Thank you for your feedback. Let me add some comments under your meaningful feedback.
you said: "I would suggest that’s probably a slight exaggeration. The constrained DSL for writing Dockerfiles is certainly not ‘very’ hard and if this is your typical process ..."
Let's suppose a scenario where you have 100 microservices, and each of them needs a Dockerfile. Initially, it seems manageable, but one day you may need to upgrade their JDK version, requiring updates to 100 files. Every new change needs to be applied to 100 projects! I think my article can be useful for teams who have many microservices and find change management time-consuming and obviously, it's exaggerated for teams with a small number of microservices. Another reason is that, typically in large companies, the DevOps team is responsible for dockerizing the development team's projects. Often, DevOps engineers may not have write access to the development project to commit their Dockerfile changes. In this case, buildpacks may be helpful because they do not require a Dockerfile at all. Usually, developers do not have knowledge about Dockerfiles, so managing Dockerfiles for them can be challenging.

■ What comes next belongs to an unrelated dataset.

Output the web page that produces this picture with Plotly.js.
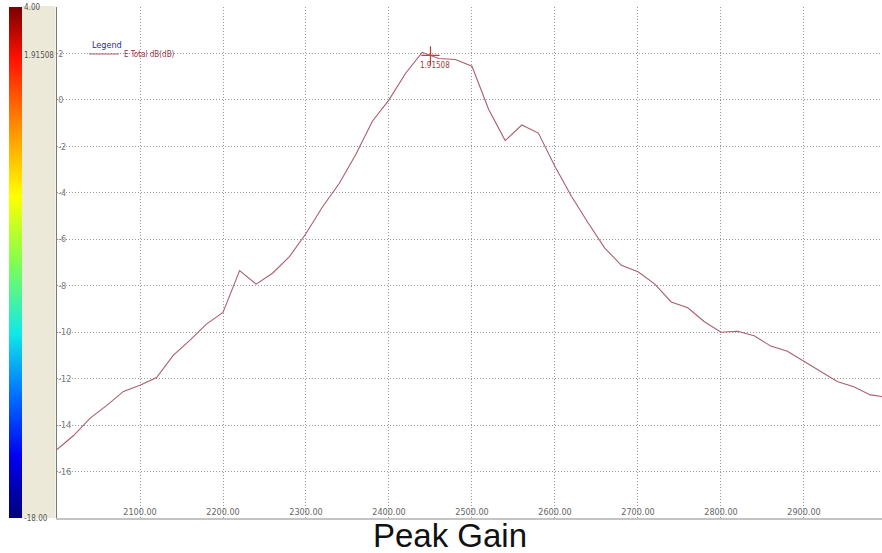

you said: "ontinuing with security, you state this is ‘enhanced’ … how so ? ... ... Is it possible to pass these sorts of constraints to the non-Dockerfile / non-daemon build tools ?"
Yes, I agree with you. In terms of security, the buildpack solution can increase the attack surface and may not be as customizable.
you said: "How is image versioning achieved"
Image versioning can be done as usual, and you can pass your desired image name and tag to the buildpack. It's up to you whether you want to use the latest tag or your semantic versioning tag.